しかしARクラウドを用いることで、この誤差を数センチメートルまで圧縮することが技術上可能になります。
近い将来
- 完全自動運転のドローンによる物流サービス
- 完全自動運転の車による配車サービス
といったものが出てくるとき、それらのサービスはどこかの企業が提供するARクラウドの空間データを利用せざるを得ない構造が生まれます。
このようにARクラウドというAR技術と全自動ロボット工学は近い将来、急速に近づいていくはずなのです。
Blue Vision買収によりLyftのビジネスモデルが昇華した
ARクラウドを自社で作るためには世界中の撮影データが必要ですが、配車サービスで提供するLyftの車はフロントにカメラを取り付けることで、街の空間データを取得する撮影機能を持つことになります。
つまり彼らの今後の事業展開として
- 配車サービスで膨大な撮影データを取得する
- 取得したデータをBlue Visionの技術でARクラウド化
- ARクラウドを外部に解放し、従量課金によってマネタイズしていく
という狙いがあるはずです。
そして何よりミソなのが、 ⑴の「屋外の撮影」という一般企業ならコストが発生するプロセスを「配車したユーザーに課金させることで、利益を生みながらデータ取得できるスキームがある」 というのがLyftの非常に強いところでしょう。
このあたりまで踏み込んで考えると、彼らのビジネスモデルがいかに優れたものに昇華したかお分りいただけたかと思います。
AR Cloudで実現される未来
それでは最後にARクラウドによって実現されうる未来の世界を箇条書きで簡単に予測してみましょう。
街中で共有されるCGMコンテンツ
ARクラウドによって、世界全体が巨大なキャンパスとなり、あらゆる人が自分達の創造物を現実空間上に描けるようになります。
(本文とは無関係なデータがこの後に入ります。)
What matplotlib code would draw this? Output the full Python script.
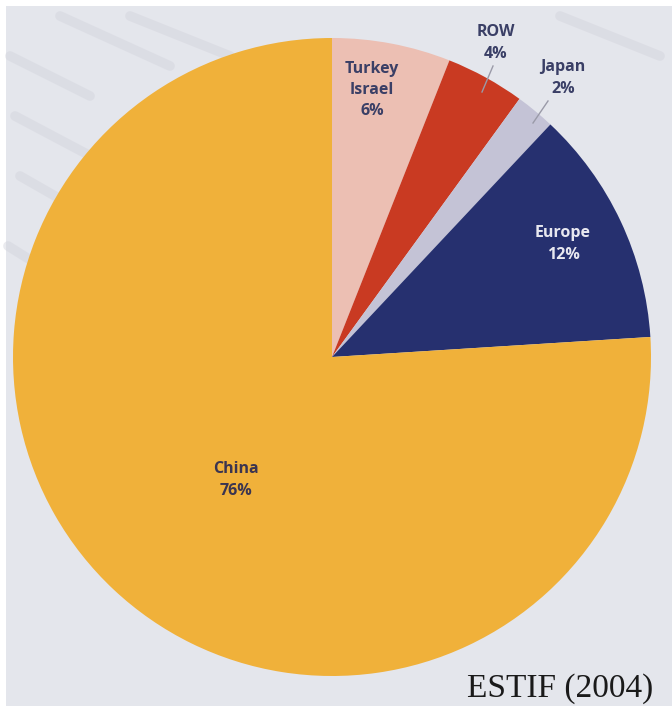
import matplotlib.pyplot as plt
from matplotlib.patches import Rectangle

regions = ["Turkey\nIsrael", "ROW", "Japan", "Europe", "China"]
shares = [6, 4, 2, 12, 76]
colors = ["#ecbfb3", "#c93a22", "#c4c3d6", "#26306f", "#f0b13a"]

W, H = 672, 706
cx, cy, r = 332, H - 357, 319

fig = plt.figure(figsize=(W / 100, H / 100), dpi=100)
fig.patch.set_facecolor("white")
ax = fig.add_axes([0, 0, 1, 1])

# scanned paper background (white margin on top/left)
ax.add_patch(Rectangle((6, 0), W, H - 6, facecolor="#e4e6ec", edgecolor="none", zorder=0))
# faint diagonal streaks of the paper
for x0, y0, x1, y1 in [(10, 650, 90, 610), (15, 590, 100, 545), (60, 690, 170, 640),
                       (20, 530, 90, 490), (130, 690, 230, 650), (560, 690, 660, 650),
                       (8, 460, 40, 440)]:
    ax.plot([x0, x1], [y0, y1], color="#d2d3dc", lw=7, alpha=0.45, solid_capstyle="round", zorder=0)

ax.pie(shares, colors=colors, startangle=90, counterclock=False,
       center=(cx, cy), radius=r, frame=True,
       wedgeprops=dict(linewidth=0, zorder=1))
ax.set_xlim(0, W)
ax.set_ylim(0, H)
ax.set_aspect("equal")
ax.axis("off")

font = ["Open Sans", "DejaVu Sans"]
dark = "#3a3f66"
labels = [f"{n}\n{v}%" for n, v in zip(regions, shares)]
label_pos = [(372, 90), (496, 43), (563, 78), (563, 244), (236, 480)]
label_col = [dark, dark, dark, "#e8e8f0", "#3b3550"]
for txt, (x, y), c in zip(labels, label_pos, label_col):
    ax.text(x, H - y, txt, ha="center", va="center", fontsize=11.5, fontweight="bold",
            color=c, family=font, linespacing=1.45, zorder=3)

# leader lines for the small slices
ax.plot([493, 482], [H - 66, H - 92], color="#9a9aa8", lw=1, zorder=3)
ax.plot([548, 533], [H - 101, H - 123], color="#9a9aa8", lw=1, zorder=3)

ax.text(467, H - 697, "ESTIF (2004)", ha="left", va="baseline", fontsize=24,
        family="Liberation Serif", color="#1a1a1a", zorder=3)

fig.savefig("out.png", dpi=100)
友達が描いた絵、その場所で過去に撮影された写真/動画など、時を越えて友達に共有出来るようになるかもしれません。
優れた地図案内体験
目的地までの道のりが、スマホのディスプレイから解放され、目の前の矢印となって皆さんを目的地までナビゲートしてくれるはずです。
人類はARクラウドの発達と共に「迷う」という言葉から解放されるかもしれません。
没入型ARゲーム
先ほど、「敵キャラとの対戦ARゲーム」という例を出しましたが、リアルタイムで共有されたARコンテンツは巨大なソーシャルアクティビティ産業や新しいスポーツ産業を生み出す可能性があります。
日本初のARスポーツゲームを提供しているHADOなどもその一例でしょう。
ディスプレイ検索いらずの世界
「いまこの近くで美味しいイタリアン」「この近くの猫カフェ」という検索は、ARグラスの登場によって音声入力が一般的になり、位置情報は全て現実空間の世界に重ねられるようになるでしょう。
そうなると、もはやディスプレイ上で、指を使って検索する頻度は劇的に少なくなって行くかもしれません。
ARコマース
割引セールされている商品などが、位置情報と連動してすぐに把握出来るようになります。
もしくはスタンプラリーのように、「このお店の前まで行けば、ゲームの貴重なアイテムがゲット出来る!」というような「クーポン × ARゲーム」という業態が登場するかもしれません。
まとめ(XR-Hubでは無料コンサルティングを行なっています)
AR時代を牽引するためのARクラウドという土壌は加速度的に用意されつつあるようです。
本記事で紹介したプラットフォーマー達の製品がブラッシュアップされるほど、ARアプリ開発者達の創造性が解き放たれるようになってくるため、今後もARクラウドの技術革新から目が離せませんね!
今後もXR Hub編集部ではARクラウドの動向をウォッチしていきます。